Sunday, May 25, 2014

HAPPY 21ST: An interview with Angie Hart and Simon Austin of FRENTE

Celebrating the 21st anniversary of their legendary debut Marvin The Album, pop icons Frente talk of American stadium tours, ‘that’ Juice cover and feeling “stabbed” by the Late Show, but as ANGIE HART and SIMON AUSTIN tell ANDY HAZEL “as an Australian, you just have to suck it up”.

Even if you weren’t alive in the early 1990s or have never heard of the Punters Club, listening to Frente sounds like eavesdropping on another era. When acoustic pop played by talented musicians sold in droves and international influences were filtered through a local scene instead of downloaded directly.
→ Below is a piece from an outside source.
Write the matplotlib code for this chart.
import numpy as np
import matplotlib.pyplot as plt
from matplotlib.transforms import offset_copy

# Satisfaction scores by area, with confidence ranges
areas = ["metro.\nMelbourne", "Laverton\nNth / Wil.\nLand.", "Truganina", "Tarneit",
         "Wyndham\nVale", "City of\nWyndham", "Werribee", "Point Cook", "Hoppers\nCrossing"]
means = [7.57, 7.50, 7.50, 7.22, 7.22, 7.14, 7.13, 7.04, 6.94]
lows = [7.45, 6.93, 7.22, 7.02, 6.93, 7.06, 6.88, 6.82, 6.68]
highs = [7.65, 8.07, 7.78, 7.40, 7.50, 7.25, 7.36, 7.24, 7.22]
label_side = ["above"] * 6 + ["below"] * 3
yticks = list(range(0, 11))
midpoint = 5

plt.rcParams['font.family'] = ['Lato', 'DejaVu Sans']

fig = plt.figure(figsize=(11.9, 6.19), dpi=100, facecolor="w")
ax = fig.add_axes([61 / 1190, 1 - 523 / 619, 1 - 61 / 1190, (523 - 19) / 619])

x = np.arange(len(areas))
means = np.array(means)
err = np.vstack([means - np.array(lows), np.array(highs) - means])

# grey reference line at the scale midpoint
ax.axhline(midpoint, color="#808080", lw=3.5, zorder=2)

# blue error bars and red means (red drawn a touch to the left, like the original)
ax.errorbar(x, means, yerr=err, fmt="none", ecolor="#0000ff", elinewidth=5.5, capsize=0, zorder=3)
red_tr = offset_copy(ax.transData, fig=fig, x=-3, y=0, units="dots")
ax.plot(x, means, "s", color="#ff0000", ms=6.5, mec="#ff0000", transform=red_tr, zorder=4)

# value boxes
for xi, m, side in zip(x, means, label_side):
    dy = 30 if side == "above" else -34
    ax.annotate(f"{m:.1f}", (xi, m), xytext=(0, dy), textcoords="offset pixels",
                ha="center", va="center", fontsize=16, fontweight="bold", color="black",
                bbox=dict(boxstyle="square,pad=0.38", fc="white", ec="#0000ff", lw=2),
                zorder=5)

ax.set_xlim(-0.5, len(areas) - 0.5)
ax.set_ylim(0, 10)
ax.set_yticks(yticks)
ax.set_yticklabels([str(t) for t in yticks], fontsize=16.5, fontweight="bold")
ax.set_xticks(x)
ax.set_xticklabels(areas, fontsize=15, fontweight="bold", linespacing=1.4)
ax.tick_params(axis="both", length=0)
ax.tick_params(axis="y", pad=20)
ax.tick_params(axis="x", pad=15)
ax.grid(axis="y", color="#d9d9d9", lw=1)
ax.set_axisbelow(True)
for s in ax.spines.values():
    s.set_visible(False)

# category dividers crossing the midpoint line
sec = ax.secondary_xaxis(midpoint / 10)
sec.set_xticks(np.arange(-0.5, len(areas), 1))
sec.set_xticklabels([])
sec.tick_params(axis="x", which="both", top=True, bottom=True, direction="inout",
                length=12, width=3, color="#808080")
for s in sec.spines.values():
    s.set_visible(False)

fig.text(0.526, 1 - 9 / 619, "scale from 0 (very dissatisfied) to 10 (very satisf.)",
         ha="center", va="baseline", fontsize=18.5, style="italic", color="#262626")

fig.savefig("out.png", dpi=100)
The innocence, musicality and vibrancy of the Melbourne quartet still impresses as they prepare to celebrate the 21st anniversary of their million-selling debut Marvin The Album. 

Looking back, Frente’s signature songs Accidently Kelly Street and Ordinary Angels could be seen as ripostes to the overtly masculine Aussie rock of the era. “It definitely wasn’t a conscious reaction to anything,” says guitarist Simon Austin, sitting at a Bourke St cafĂ©, over the sound of a passing tram, “but it was different.”
“We weren’t capable of playing anything else,” adds singer Angie Hart, beginning a habit of completing Austin’s sentences.
“When we started rehearsing in earnest,” says Austin, “we would actually arrange a song. We’d take a day or a week to arrange it. I put these guys through hell!”
“Simon had a really strong vision,” says Hart sipping a beer. “It was never ‘I’ve got a vague idea for a song, let’s see how it works out.’ We’d work on one line until that was completely finessed then move onto the next.”
“I thought we were a polished pop band, but I guess we weren’t,” she continues. “Now people talk about how ‘ourselves’ we were, which I guess we just couldn’t not be – I was trying really hard not to be!”

With ARIA awards in the bag, Ordinary Angels still charting, Accidently Kelly Street riding high and Marvin The Album on its way to selling over 1.2 million copies worldwide, Frente were riding high. When ABC’s The Late Show joined in the fun with the bullseye pisstake Accidentally Was Released, their local reputation never fully recovered. “I had a real moment of feeling…stabbed,” says Austin. “Then I thought, you know what? It’s an Australian thing. I know all those guys and they mean it lovingly - they’d never say it, but they mean it out of love. Once you get that it’s OK. To a certain extent, as an Australian, you just have to suck it up. And it’s good. People don’t allow you to get too full of yourself, or full of yourself at all, or even half full of yourself,” he says laughing.
Several months after the success of Accidently Kelly Street, Hart posed naked (but for some carefully arranged necklaces) on the cover of now-defunct music magazine Juice, an image burned into the minds of many teenagers. While the cover doesn’t bother her, the accompanying interview is “a massive cringe”.

“I spent a lot of my time justifying it and saying it was great, but I look back on it now and I didn’t really understand what that meant. I wasn’t a particularly modest person so it wasn’t a big deal to get my kit off. But I look back now and think ‘oh yeah, I was a 21 year-old female artist who was fed up and looking for a ‘fuck you’ - it was a great opportunity to talk about what’s going on in MY life!’” she laughs derisively.
Is it something she’d do again? “I doubt I’d be asked!” she laughs. “Probably not in that context. At this point in my career, I’d like to do anything that furthers people’s awareness of themselves and makes them feel something about who they were. If I have any foibles I could put forth and have people identify with, I’d be more happy with that.”

Temporarily relocating to London at the behest of their label, British audiences turned out in their thousands as promotional difficulties scuppered their chances of a big breakthrough. In the US the band’s pithy take on New Order’s Bizarre Love Triangle cracked the Top 50 and an opening slot for Alanis Morrissette’s first major North American tour brought a whole new audience.

“At a certain point those tours get very, very surreal,” says Austin with a sense of awe. “That Alanis tour…there were some very strange science fiction moments of people walking her on stage, it was all very religious. You’d look out into an audience of 30 000 people and there’s 29 900 girls with straight hair and 100 boyfriends standing there like this [impersonates bored tough guy]. It was bizarre. We’d do these huge outdoor shows, and you might as well put the music on the PA and go home because there’s 60 000 people and, it’s great fun, but it’s not even terrifying. It should be, but it isn’t because you have such a disconnection.”


Conversely, the opportunity to connect with their audience was behind the reunion. “We all got on the phone to each other around the same time and it was just…now. It’s time,” says Austin. “We’re making it as polished as it can be, but mistakes are going to occur. It’s going to be great, we’re going to trip over each other, but that’s Frente.”